The film is recognized by American Film Institute in these lists:
- 2006: AFI's Greatest Movie Musicals — number 21

==Adaptations and remakes==
- Turkish film Beş Fındıkçı Gelin 1966 is a remake of Seven Brides for Seven Brothers.
- The 1968–1970 TV series Here Come the Brides was inspired by the film.
- The 1978 stage musical Seven Brides for Seven Brothers is an adaptation of the film, with a book by Lawrence Kasha and David Landay. Four songs from the film ("Bless Your Beautiful Hide", "Wonderful Wonderful Day", "Goin' Courtin'", and "Sobbin' Women") were kept for the stage musical; the rest of the score consisted of new songs written by Al Kasha and Joel Hirschhorn.
- The TV series Seven Brides for Seven Brothers, loosely based on the film, ran weekly on CBS from September 19, 1982, to March 23, 1983.
- The 1982 Bollywood film Satte Pe Satta ("Seven on Seven") is an unofficial remake of Seven Brides for Seven Brothers.

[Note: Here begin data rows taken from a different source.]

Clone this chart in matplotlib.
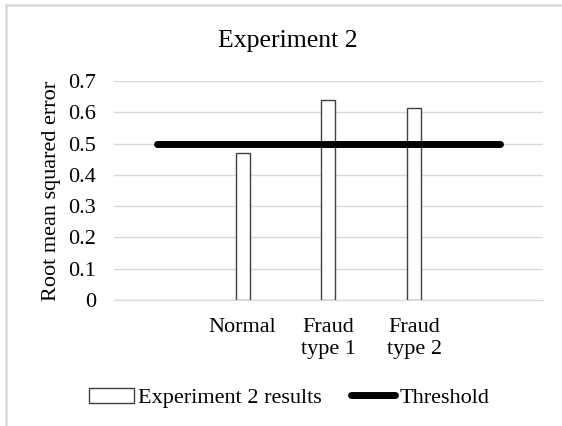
import numpy as np
import matplotlib
matplotlib.use('Agg')
import matplotlib.pyplot as plt
from matplotlib.lines import Line2D

plt.rcParams['font.family'] = ['Liberation Serif', 'DejaVu Serif']

# data
kategori = ['', 'Normal', 'Fraud\ntype 1', 'Fraud\ntype 2', '']
hasil = [np.nan, 0.470, 0.639, 0.614, np.nan]
threshold = [0.5, 0.5, 0.5, 0.5, 0.5]
yticks = [0, 0.1, 0.2, 0.3, 0.4, 0.5, 0.6, 0.7]

fig = plt.figure(figsize=(5.62, 4.26), dpi=100)
ax = fig.add_axes([0.2028, 0.2958, 0.7634, 0.5141])

xs = np.arange(len(kategori))
batang = ax.bar(xs, hasil, width=0.163, color='white', edgecolor='#404040',
                linewidth=1.0, label='Experiment 2 results', zorder=3)
garis, = ax.plot(xs, threshold, color='black', linewidth=5, solid_capstyle='round',
                 label='Threshold', zorder=4)

ax.set_xlim(-0.5, len(kategori) - 0.5)
ax.set_ylim(0, 0.7)
ax.set_yticks(yticks)
ax.set_yticklabels(['0' if v == 0 else f'{v:.1f}' for v in yticks])
ax.set_xticks(xs)
ax.set_xticklabels(kategori, linespacing=1.2)
ax.tick_params(axis='both', length=0, labelsize=16)
ax.tick_params(axis='y', pad=13)
ax.tick_params(axis='x', pad=13)
ax.grid(axis='y', color='#d9d9d9', linewidth=1, zorder=0)
ax.set_axisbelow(True)
for s in ['top', 'right', 'left']:
    ax.spines[s].set_visible(False)
ax.spines['bottom'].set_color('#d9d9d9')

ax.set_ylabel('Root mean squared error', fontsize=16, labelpad=5)

fig.text(0.512, 0.903, 'Experiment 2', fontsize=18.5, ha='center', va='center')

fig.legend([batang, garis], ['Experiment 2 results', 'Threshold'],
           loc='center', bbox_to_anchor=(0.515, 0.066), ncol=2, frameon=False,
           fontsize=16, handlelength=2.0, handletextpad=0.2, columnspacing=1.3,
           borderaxespad=0)

# garis bingkai
fig.add_artist(Line2D([0.011, 0.011], [0, 0.988], transform=fig.transFigure,
                      color='#d9d9d9', linewidth=1.8))
fig.add_artist(Line2D([0.011, 1], [0.988, 0.988], transform=fig.transFigure,
                      color='#d9d9d9', linewidth=1.8))

fig.savefig('out.png', dpi=100)
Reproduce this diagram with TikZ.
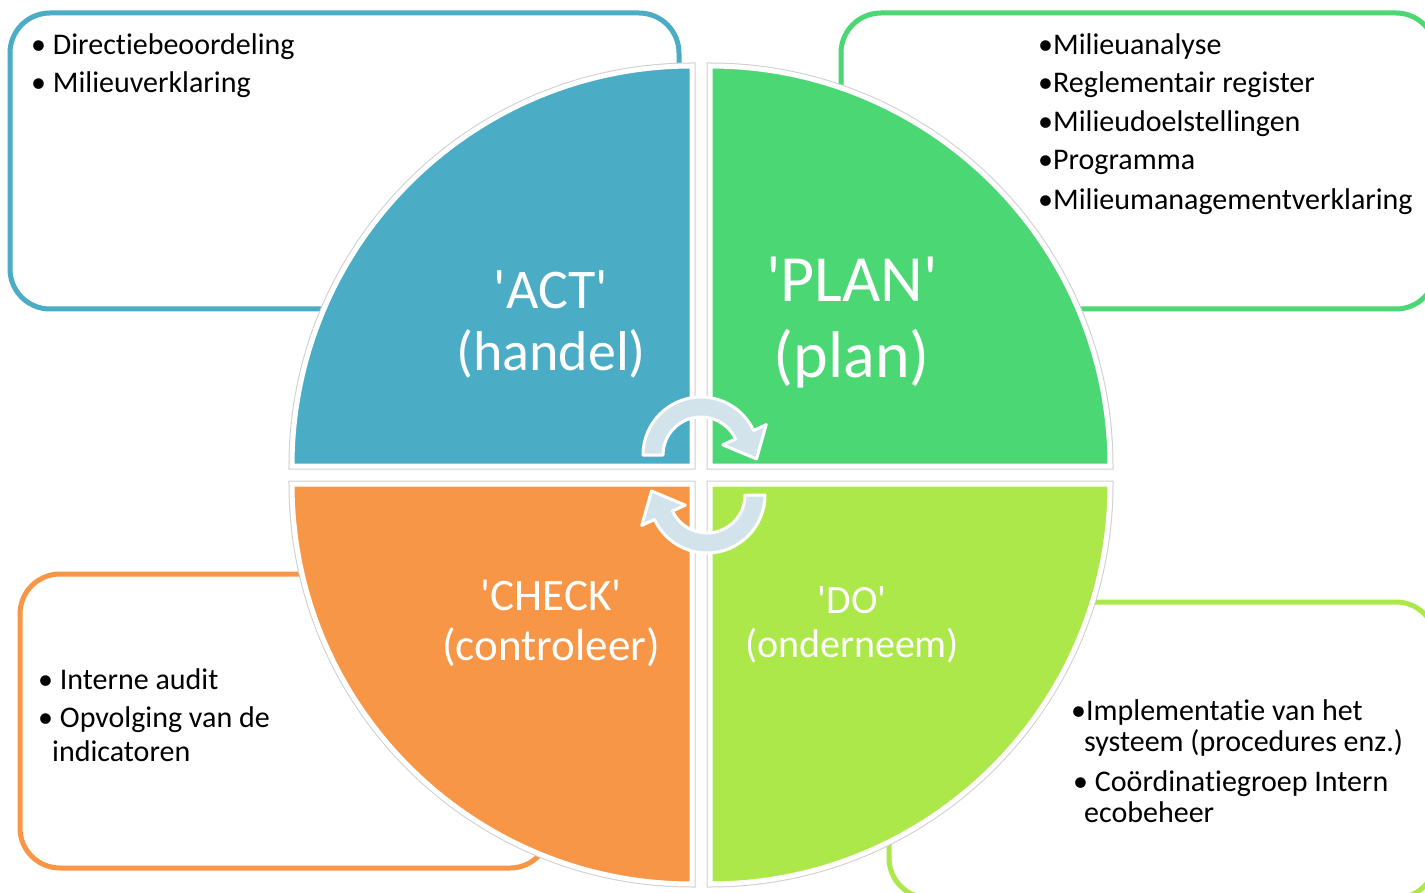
\documentclass[tikz,border=0pt]{standalone}
\usepackage{fontspec}
\setmainfont[Ligatures=NoCommon]{Carlito}
\definecolor{actc}{HTML}{4BACC6}
\definecolor{planc}{HTML}{4AD774}
\definecolor{checkc}{HTML}{F79646}
\definecolor{doc}{HTML}{ADE84B}
\definecolor{arrc}{HTML}{D3E3EC}
\definecolor{rimc}{HTML}{CFCFCF}
\newcommand{\sq}{\textquotesingle}
\begin{document}
\begin{tikzpicture}[x=1pt,y=1pt,
  box/.style={rounded corners=40pt, line width=5pt, fill=white},
  quad/.style={preaction={draw=rimc, line width=7pt}, draw=white, line width=5pt},
  arr/.style={fill=arrc, draw=white, line width=3pt, line join=round},
  item/.style={anchor=base west, inner sep=0pt, font=\fontsize{30}{36}\selectfont, text=black},
  lbl/.style={align=center, inner sep=0pt, text=white}]
\useasboundingbox (0,0) rectangle (1425,-893);
\clip (0,0) rectangle (1425,-893);
\fill[white] (0,0) rectangle (1425,-893);
% boxes
\draw[box, draw=actc] (10,-13) rectangle (679,-309);
\draw[box, draw=planc] (841,-13) rectangle (1436,-309);
\draw[box, draw=checkc] (20,-574) rectangle (550,-868);
\draw[box, draw=doc] (889,-602) rectangle (1436,-898);
% quadrants
\draw[quad, fill=actc] (692,-466) -- (292,-466) arc[start angle=180, end angle=90, radius=400] -- cycle;
\draw[quad, fill=planc] (710,-466) -- (710,-66) arc[start angle=90, end angle=0, radius=400] -- cycle;
\draw[quad, fill=checkc] (692,-484) -- (692,-884) arc[start angle=270, end angle=180, radius=400] -- cycle;
\draw[quad, fill=doc] (710,-484) -- (1110,-484) arc[start angle=0, end angle=-90, radius=400] -- cycle;
% cycle arrows
\begin{scope}[shift={(701,-455)}]
\draw[arr] (180:58) arc[start angle=180, end angle=25, radius=58] -- (25:72) -- (55.5,-4) -- (25:24) -- (25:38) arc[start angle=25, end angle=180, radius=38] -- cycle;
\end{scope}
\begin{scope}[shift={(707,-495)}, rotate=180]
\draw[arr] (180:58) arc[start angle=180, end angle=25, radius=58] -- (25:72) -- (55.5,-4) -- (25:24) -- (25:38) arc[start angle=25, end angle=180, radius=38] -- cycle;
\end{scope}
% quadrant labels
\node[lbl, font=\fontsize{56}{62}\selectfont] (act) at (551,-324) {\sq ACT\sq\\(handel)};
\node[lbl, font=\fontsize{66}{76}\selectfont] (plan) at (852,-323) {\sq PLAN\sq\\(plan)};
\node[lbl, font=\fontsize{45}{50}\selectfont] (check) at (551,-623) {\sq CHECK\sq\\(controleer)};
\node[lbl, font=\fontsize{40}{44}\selectfont] (do) at (852,-625) {\sq DO\sq\\(onderneem)};
% lists
\node[item] (a1) at (31,-55) {• Directiebeoordeling};
\node[item] (a2) at (31,-93) {• Milieuverklaring};
\node[item] (p1) at (1038,-55) {•Milieuanalyse};
\node[item] (p2) at (1038,-93) {•Reglementair register};
\node[item] (p3) at (1038,-132) {•Milieudoelstellingen};
\node[item] (p4) at (1038,-170) {•Programma};
\node[item] (p5) at (1038,-210) {•Milieumanagementverklaring};
\node[item] (c1) at (38,-689) {• Interne audit};
\node[item] (c2) at (38,-727) {• Opvolging van de};
\node[item] (c3) at (52,-761) {indicatoren};
\node[item] (d1) at (1071,-720) {•Implementatie van het};
\node[item] (d2) at (1084,-751) {systeem (procedures enz.)};
\node[item] (d3) at (1073,-791) {• Coördinatiegroep Intern};
\node[item] (d4) at (1084,-822) {ecobeheer};
\end{tikzpicture}
\end{document}
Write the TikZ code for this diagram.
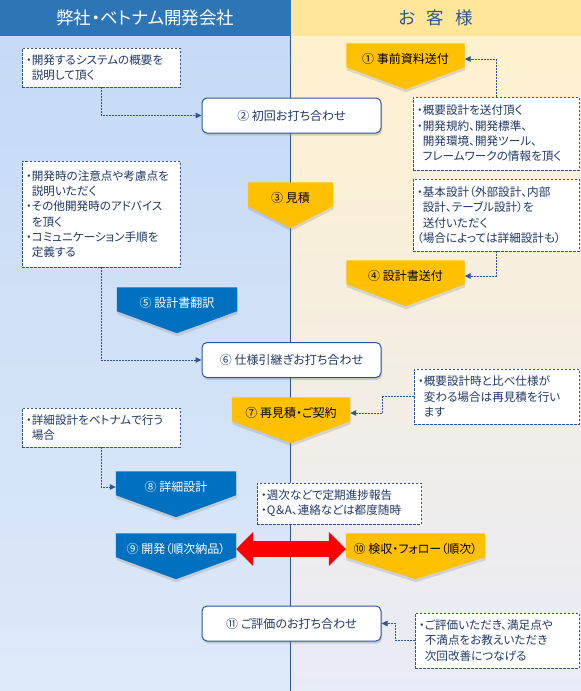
\documentclass[tikz,border=0pt]{standalone}
\usepackage{fontspec}
\setmainfont{Noto Sans CJK JP}[RawFeature=+palt]
\usetikzlibrary{arrows.meta,shadows}

\definecolor{hdrblue}{RGB}{46,117,182}
\definecolor{hdryellow}{RGB}{255,230,153}
\definecolor{navy}{RGB}{47,85,151}
\definecolor{notetext}{RGB}{32,56,100}
\definecolor{stepgold}{RGB}{255,192,0}
\definecolor{stepblue}{RGB}{0,112,192}
\definecolor{lefttop}{RGB}{197,218,245}
\definecolor{leftbot}{RGB}{222,233,249}
\definecolor{righttop}{RGB}{255,241,206}
\definecolor{rightbot}{RGB}{232,235,248}

\pgfdeclarelayer{back}
\pgfdeclarelayer{mid}
\pgfsetlayers{back,mid,main}

\tikzset{
  hdr/.style={minimum width=290.5pt, minimum height=36pt, inner sep=0pt, font=\fontsize{17.5}{20}\selectfont},
  stepnode/.style={minimum height=31pt, inner sep=0pt, font=\fontsize{12}{14}\selectfont},
  meetbox/.style={draw=navy, line width=1pt, fill=white, rounded corners=5pt, minimum width=179pt, minimum height=35pt,
    text=notetext, font=\fontsize{12}{14}\selectfont, drop shadow={opacity=0.3, shadow xshift=1pt, shadow yshift=-2.5pt}},
  notebox/.style={draw=navy, line width=0.8pt, dash pattern=on 2.5pt off 1.5pt, fill=white, inner xsep=4pt, inner ysep=2pt,
    align=left, text=notetext, font=\fontsize{11.6}{15.3}\selectfont},
  conn/.style={draw=navy, line width=0.8pt, dash pattern=on 2pt off 1pt, -{Triangle[length=6pt,width=5.5pt]}},
  bigarrow/.style={draw=red, line width=16pt, {Triangle[length=17pt,width=33pt]}-{Triangle[length=17pt,width=33pt]}},
  pentshadow/.style={drop shadow={opacity=0.25, shadow xshift=0.5pt, shadow yshift=-3pt}}
}

\newcommand{\ind}{\hphantom{・}}

\begin{document}
\begin{tikzpicture}[x=1pt,y=-1pt]
\useasboundingbox (0,0) rectangle (581,691);

% columns
\begin{pgfonlayer}{back}
  \shade[top color=lefttop, bottom color=leftbot] (0,36) rectangle (290.5,691);
  \shade[top color=righttop, bottom color=rightbot] (290.5,36) rectangle (581,691);
  \draw[navy, line width=0.8pt] (290.5,36) -- (290.5,691);
\end{pgfonlayer}

% headers
\node[hdr, fill=hdrblue, text=white] (hL) at (145.25,18) {弊社・ベトナム開発会社};
\node[hdr, fill=hdryellow, text=navy] (hR) at (435.75,18) {お\hspace{11pt}客\hspace{11pt}様};

% steps
\node[stepnode, minimum width=118pt] (s1) at (405.5,59) {① 事前資料送付};
\node[meetbox] (s2) at (291.5,115.5) {② 初回お打ち合わせ};
\node[stepnode, minimum width=85pt] (s3) at (290.5,198) {③ 見積};
\node[stepnode, minimum width=118pt] (s4) at (405.5,276) {④ 設計書送付};
\node[stepnode, minimum width=120pt, text=white] (s5) at (177,303) {⑤ 設計書翻訳};
\node[meetbox] (s6) at (291.5,360) {⑥ 仕様引継ぎお打ち合わせ};
\node[stepnode, minimum width=118pt] (s7) at (291,413) {⑦ 再見積・ご契約};
\node[stepnode, minimum width=120pt, text=white] (s8) at (176,487) {⑧ 詳細設計};
\node[stepnode, minimum width=120pt, text=white] (s9) at (176,549) {⑨ 開発（順次納品）};
\node[stepnode, minimum width=139pt] (s10) at (415.5,549) {⑩ 検収・フォロー（順次）};
\node[meetbox] (s11) at (291.5,623.5) {⑪ ご評価のお打ち合わせ};

% pentagons behind the step texts
\begin{pgfonlayer}{mid}
  \foreach \n/\c in {s1/stepgold, s3/stepgold, s4/stepgold, s5/stepblue, s7/stepgold, s8/stepblue, s9/stepblue, s10/stepgold}
    \fill[\c, pentshadow] (\n.north west) -- (\n.north east) -- ([yshift=7.5pt]\n.south east)
      -- ([yshift=-14.5pt]\n.south) -- ([yshift=7.5pt]\n.south west) -- cycle;
\end{pgfonlayer}

% notes
\node[notebox, text width=150pt, minimum height=39pt] (nA) at (101,67.5)
  {・開発するシステムの概要を\\\ind 説明して頂く};
\node[notebox, text width=158pt, minimum height=73pt] (nB) at (496,133.5)
  {・概要設計を送付頂く\\・開発規約、開発標準、\\\ind 開発環境、開発ツール、\\\ind フレームワークの情報を頂く};
\node[notebox, text width=150pt, minimum height=106pt] (nC) at (101,214)
  {・開発時の注意点や考慮点を\\\ind 説明いただく\\・その他開発時のアドバイス\\\ind を頂く\\・コミュニケーション手順を\\\ind 定義する};
\node[notebox, text width=158pt, minimum height=72pt] (nD) at (496,215)
  {・基本設計（外部設計、内部\\\ind 設計、テーブル設計）を\\\ind 送付いただく\\（場合によっては詳細設計も）};
\node[notebox, text width=157pt, minimum height=55pt] (nE) at (496.5,396.5)
  {・概要設計時と比べ仕様が\\\ind 変わる場合は再見積を行い\\\ind ます};
\node[notebox, text width=150pt, minimum height=39pt] (nF) at (101,427.5)
  {・詳細設計をベトナムで行う\\\ind 場合};
\node[notebox, text width=156pt, minimum height=41pt] (nG) at (339,503.5)
  {・週次などで定期進捗報告\\・Q＆A、連絡などは都度随時};
\node[notebox, text width=156pt, minimum height=55pt] (nH) at (497,640.5)
  {・ご評価いただき、満足点や\\\ind 不満点をお教えいただき\\\ind 次回改善につなげる};

% connectors
\draw[conn] (nA.south) |- (s2.west);
\draw[conn] (nB.north) |- (s1.east);
\draw[conn] (nD.south) |- (s4.east);
\draw[conn] (nC.south) |- (s6.west);
\draw[conn] (nE.west) -- ++(-31,0) |- (s7.east);
\draw[conn] (nF.south) |- (s8.west);
\draw[conn] (nH.west) -- ++(-19,0) |- (s11.east);
\draw[bigarrow] (s9.east) -- (s10.west);
\end{tikzpicture}
\end{document}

- Loosely remade by the Brazilian comic group Os Trapalhões in 1988 as the film O Casamento dos Trapalhões ("The Bumbling Ones' Wedding or Tramps' Wedding"). Instead of seven, there are four brothers (the members of Os Trapalhões); midway through the movie, they are visited by their four nephews, all members of the Brazilian band Dominó.